The Institute of Encyclopaedic Research of the National Academy of Sciences of Ukraine is a Ukrainian state-supported academic research and publishing organization based in Kyiv (Tereshchenkivs'ka St, 3, Shevchenkivs'kyi, Kyiv), Ukraine.

Its main lines of research activities are:

- Fundamental, pilot and applied encyclopedia studies;
- Elaboration of scholarly and methodological principles for producing various types of encyclopedias;
- Studying, analyzing and generalizing international and national experience in encyclopedic knowledge, in particular, in preparation and printing of encyclopedias;

== History and structure ==

The Institute of Encyclopaedic Research was established by and is under the authority of the National Academy of Sciences of Ukraine (NAS). It was established on April 14, 2004 as a result of reorganization through merging of The Encyclopaedia of Modern Ukraine Coordinating Bureau and The Ukrainian International Committee on Science and Culture under the National Academy of Sciences of Ukraine.

The Institute is part of History, Philosophy and Law Department in NAS. The Institute is a state-supported academic organization that acts as a legal entity. Its key task is to carry out fundamental, pilot and applied studies in encyclopedic areas to obtain new scientific information, facilitate scientific and technical progress, social, economic and cultural growth of the society and promote strengthening of Ukrainian statehood.
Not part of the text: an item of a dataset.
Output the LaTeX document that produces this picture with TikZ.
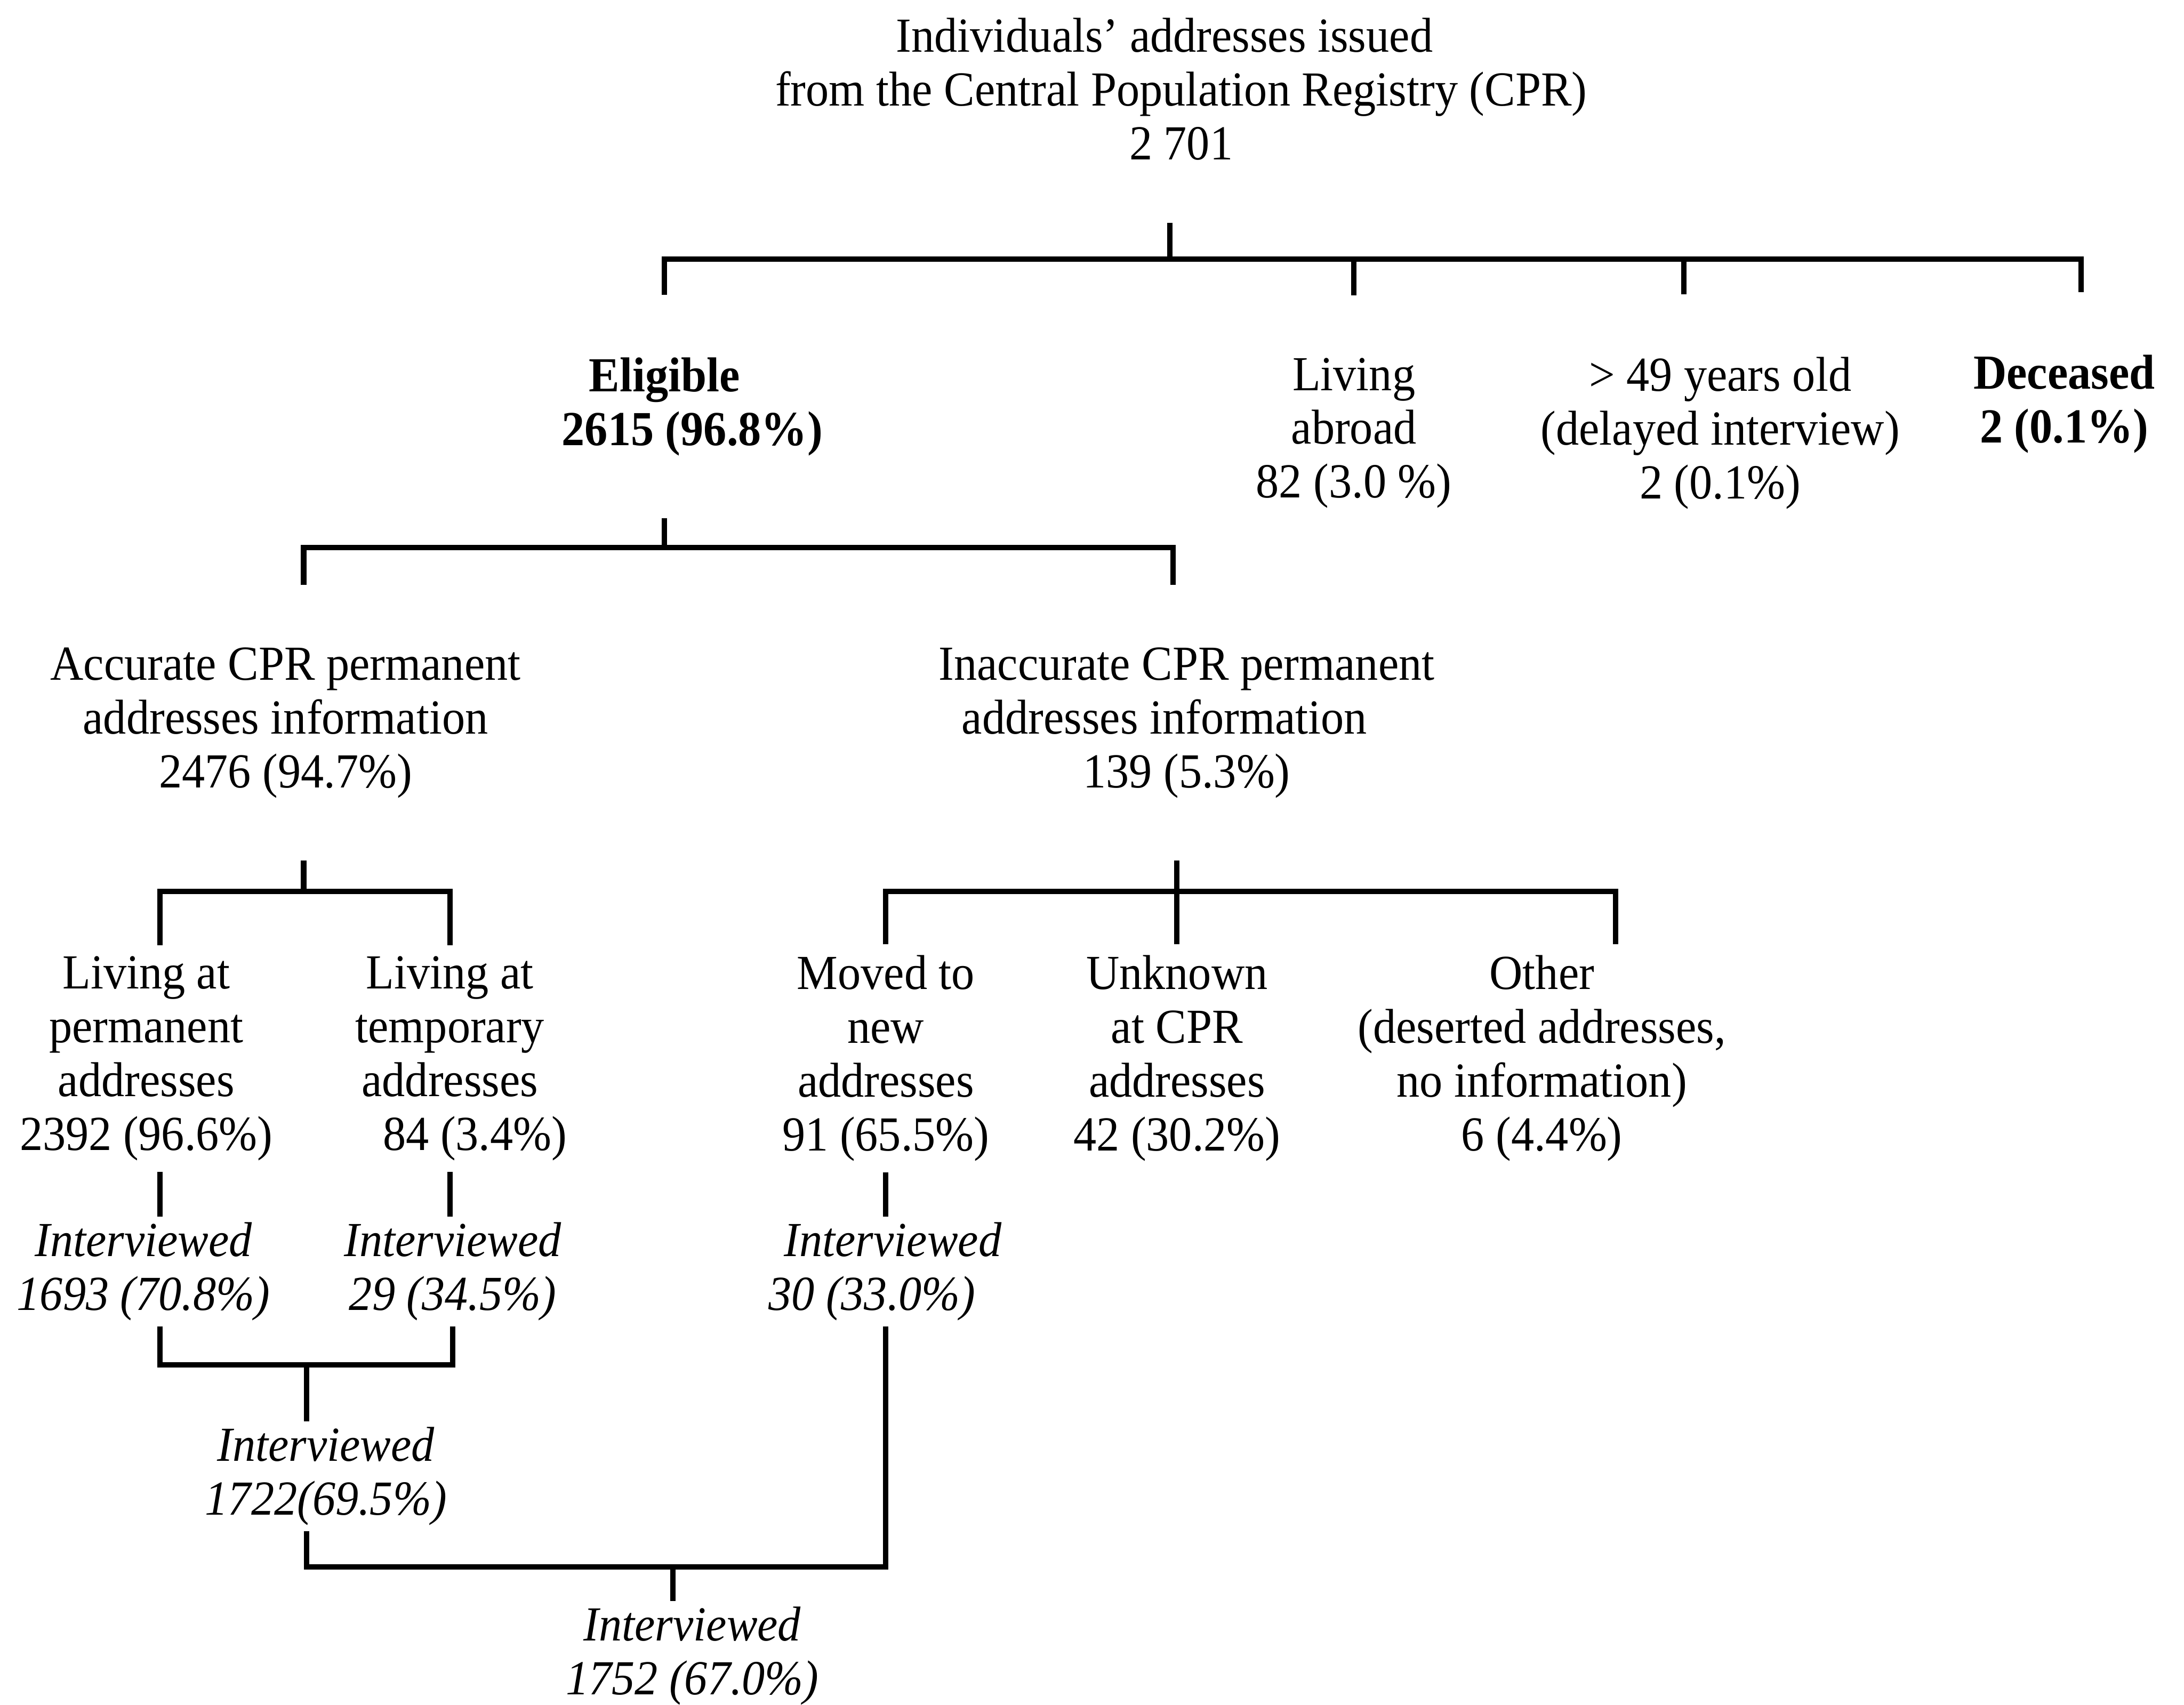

The Institute's staff includes such scientists as I. Dziuba, Y. Yatskiv, S. Kulchytskyi, M. Strikha and O. Kupchynskyi. The chief executive officer is Mykola Zhelezniak (since 2008). The previous CEO was Yaroslav Yatskiv (2004–2008).

== Activities ==

The Institute is an editorship and editorial staff of the Encyclopaedia of Modern Ukraine, as well as a coordination center of the encyclopedic activity in Ukraine. Thus, in addition to work on the Encyclopaedia of Modern Ukraine, a significant set of the mission of the Institute is the implementation of fundamental and applied research in the field of encyclopedic activity (encyclopedia science and encyclopedia publishing), in particular the history and methodology of the encyclopedic activity, theoretical and applied issues in encyclopedia science.

Publications (books), methodical manuals are published according to the results of scientific research. In addition to the Encyclopaedia of Modern Ukraine, some reference books and online sources are also published, for example Famous figures by Ukrainian origin in world civilization, The World Atlas of National Online Encyclopedias, Corpus of Ukrainian Encyclopedias. Since 2009, the Institute publishes the Encyclopedia Herald of Ukraine (periodical).

Methodological principles and recommendations of the Institute concerning encyclopedia making have been used by other institutions that deal with the preparation of encyclopedic and biographic works, such as 3-volume "Ternopil Encyclopaedic Dictionary". Ternopil, 2004. To illustrate «Anthologie. De La Littérature ukrainienne du XIe au XXe Siécle ». Paris - Kyiv. 2004, the Institute's iconographic base has been used.